- **SET EXERCISE**: Find each line containing the string "image" and return it.

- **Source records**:

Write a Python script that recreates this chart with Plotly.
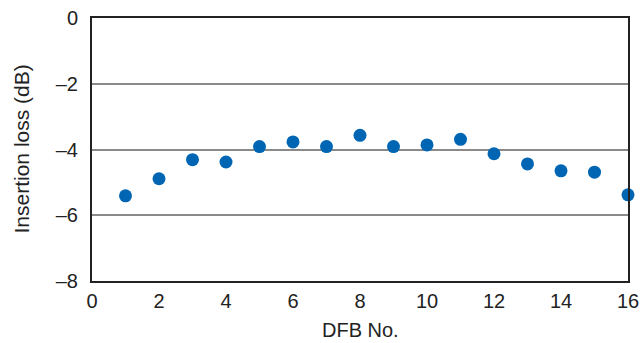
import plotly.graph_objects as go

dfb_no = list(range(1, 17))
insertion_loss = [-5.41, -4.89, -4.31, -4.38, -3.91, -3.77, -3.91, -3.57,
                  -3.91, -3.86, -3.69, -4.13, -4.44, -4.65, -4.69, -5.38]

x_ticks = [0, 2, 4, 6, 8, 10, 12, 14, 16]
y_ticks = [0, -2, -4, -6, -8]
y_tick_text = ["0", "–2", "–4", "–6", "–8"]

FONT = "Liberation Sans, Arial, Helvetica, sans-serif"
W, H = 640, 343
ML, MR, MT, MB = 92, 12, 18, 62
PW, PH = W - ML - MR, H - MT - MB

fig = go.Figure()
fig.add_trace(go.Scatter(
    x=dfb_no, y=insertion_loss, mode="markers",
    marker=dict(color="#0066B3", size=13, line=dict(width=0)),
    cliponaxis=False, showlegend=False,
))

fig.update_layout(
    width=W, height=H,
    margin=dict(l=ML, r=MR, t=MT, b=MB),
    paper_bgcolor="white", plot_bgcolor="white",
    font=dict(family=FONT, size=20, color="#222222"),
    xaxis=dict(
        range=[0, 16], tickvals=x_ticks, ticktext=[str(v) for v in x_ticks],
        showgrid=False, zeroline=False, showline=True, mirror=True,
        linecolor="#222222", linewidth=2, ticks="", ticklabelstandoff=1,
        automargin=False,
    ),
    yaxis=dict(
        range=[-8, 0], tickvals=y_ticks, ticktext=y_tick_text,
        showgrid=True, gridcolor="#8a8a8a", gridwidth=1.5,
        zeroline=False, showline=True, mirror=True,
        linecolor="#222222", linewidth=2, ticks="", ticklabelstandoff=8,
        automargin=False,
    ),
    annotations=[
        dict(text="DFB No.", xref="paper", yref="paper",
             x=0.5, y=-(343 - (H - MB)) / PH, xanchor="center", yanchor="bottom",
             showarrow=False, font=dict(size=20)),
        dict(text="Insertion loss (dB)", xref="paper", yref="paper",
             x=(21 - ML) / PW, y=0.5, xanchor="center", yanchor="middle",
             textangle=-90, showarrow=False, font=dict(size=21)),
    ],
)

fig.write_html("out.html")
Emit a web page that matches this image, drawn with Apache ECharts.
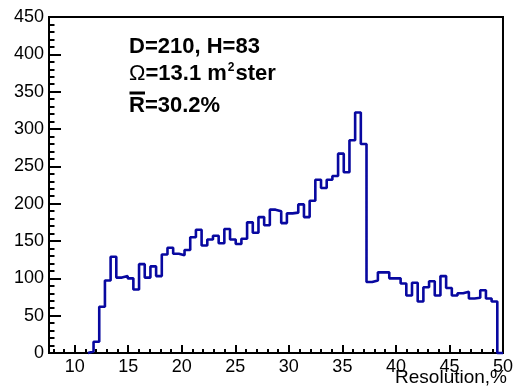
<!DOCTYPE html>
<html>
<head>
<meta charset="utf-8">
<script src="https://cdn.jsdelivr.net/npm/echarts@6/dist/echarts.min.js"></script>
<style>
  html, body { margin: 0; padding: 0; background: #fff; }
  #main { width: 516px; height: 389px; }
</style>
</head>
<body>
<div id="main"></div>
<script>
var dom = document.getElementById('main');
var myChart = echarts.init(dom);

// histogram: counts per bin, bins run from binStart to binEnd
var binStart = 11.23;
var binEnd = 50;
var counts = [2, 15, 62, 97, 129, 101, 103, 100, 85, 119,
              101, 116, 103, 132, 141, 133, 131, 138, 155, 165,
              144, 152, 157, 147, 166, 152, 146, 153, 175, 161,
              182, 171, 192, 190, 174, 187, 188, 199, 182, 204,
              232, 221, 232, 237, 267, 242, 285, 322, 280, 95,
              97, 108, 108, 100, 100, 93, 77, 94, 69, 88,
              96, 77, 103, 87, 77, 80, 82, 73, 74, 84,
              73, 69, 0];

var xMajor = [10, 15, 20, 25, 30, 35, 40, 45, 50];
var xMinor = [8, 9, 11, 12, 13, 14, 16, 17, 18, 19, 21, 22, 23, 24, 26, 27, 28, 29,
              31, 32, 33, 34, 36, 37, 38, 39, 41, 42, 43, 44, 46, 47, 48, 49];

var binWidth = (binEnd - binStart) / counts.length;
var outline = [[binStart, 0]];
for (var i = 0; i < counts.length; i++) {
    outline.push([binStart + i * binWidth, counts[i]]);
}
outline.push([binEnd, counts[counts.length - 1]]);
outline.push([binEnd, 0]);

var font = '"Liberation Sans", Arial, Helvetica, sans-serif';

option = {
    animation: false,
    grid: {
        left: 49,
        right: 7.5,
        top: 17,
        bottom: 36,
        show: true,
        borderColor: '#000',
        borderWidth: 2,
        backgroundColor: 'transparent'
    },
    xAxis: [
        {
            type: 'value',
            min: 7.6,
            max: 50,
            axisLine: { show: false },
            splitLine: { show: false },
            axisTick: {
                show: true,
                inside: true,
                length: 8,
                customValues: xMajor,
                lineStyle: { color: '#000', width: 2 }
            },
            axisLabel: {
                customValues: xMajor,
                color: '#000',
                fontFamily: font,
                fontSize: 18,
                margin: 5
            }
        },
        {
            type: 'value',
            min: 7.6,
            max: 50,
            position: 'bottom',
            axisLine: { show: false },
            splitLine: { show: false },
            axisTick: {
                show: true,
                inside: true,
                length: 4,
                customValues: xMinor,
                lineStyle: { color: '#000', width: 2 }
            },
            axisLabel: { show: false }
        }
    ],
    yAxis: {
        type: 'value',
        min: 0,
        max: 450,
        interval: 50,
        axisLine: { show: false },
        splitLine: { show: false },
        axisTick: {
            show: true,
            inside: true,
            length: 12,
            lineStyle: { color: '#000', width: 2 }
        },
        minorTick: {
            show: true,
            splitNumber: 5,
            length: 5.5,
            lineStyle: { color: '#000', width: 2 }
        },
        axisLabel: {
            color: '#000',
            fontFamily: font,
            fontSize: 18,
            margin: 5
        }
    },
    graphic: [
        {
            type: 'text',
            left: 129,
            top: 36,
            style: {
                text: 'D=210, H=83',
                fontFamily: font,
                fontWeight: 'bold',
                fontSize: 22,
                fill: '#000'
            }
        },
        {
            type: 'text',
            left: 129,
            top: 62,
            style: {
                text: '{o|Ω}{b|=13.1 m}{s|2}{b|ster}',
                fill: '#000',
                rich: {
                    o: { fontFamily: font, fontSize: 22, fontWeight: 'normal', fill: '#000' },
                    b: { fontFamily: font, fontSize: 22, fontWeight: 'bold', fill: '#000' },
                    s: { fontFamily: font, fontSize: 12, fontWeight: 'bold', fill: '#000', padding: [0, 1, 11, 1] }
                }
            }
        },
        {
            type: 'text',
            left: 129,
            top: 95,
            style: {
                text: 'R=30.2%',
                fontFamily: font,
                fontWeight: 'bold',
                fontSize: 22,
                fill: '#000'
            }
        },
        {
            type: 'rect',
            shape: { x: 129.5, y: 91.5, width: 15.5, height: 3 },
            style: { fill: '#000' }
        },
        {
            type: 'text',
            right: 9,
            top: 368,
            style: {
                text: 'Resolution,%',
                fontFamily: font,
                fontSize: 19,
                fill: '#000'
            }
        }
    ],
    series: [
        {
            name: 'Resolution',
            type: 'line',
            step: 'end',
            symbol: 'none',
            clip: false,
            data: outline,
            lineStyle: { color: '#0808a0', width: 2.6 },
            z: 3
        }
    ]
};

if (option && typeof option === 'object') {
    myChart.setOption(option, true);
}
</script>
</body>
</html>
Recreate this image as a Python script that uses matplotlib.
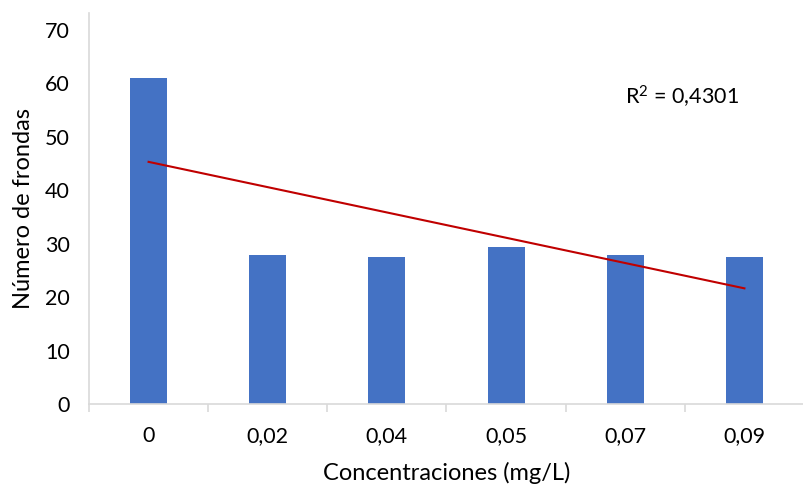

- **WRITTEN RESPONSE**:
Emit a web page that matches this image, drawn with Apache ECharts.
Recreate this image as a Python script that uses matplotlib.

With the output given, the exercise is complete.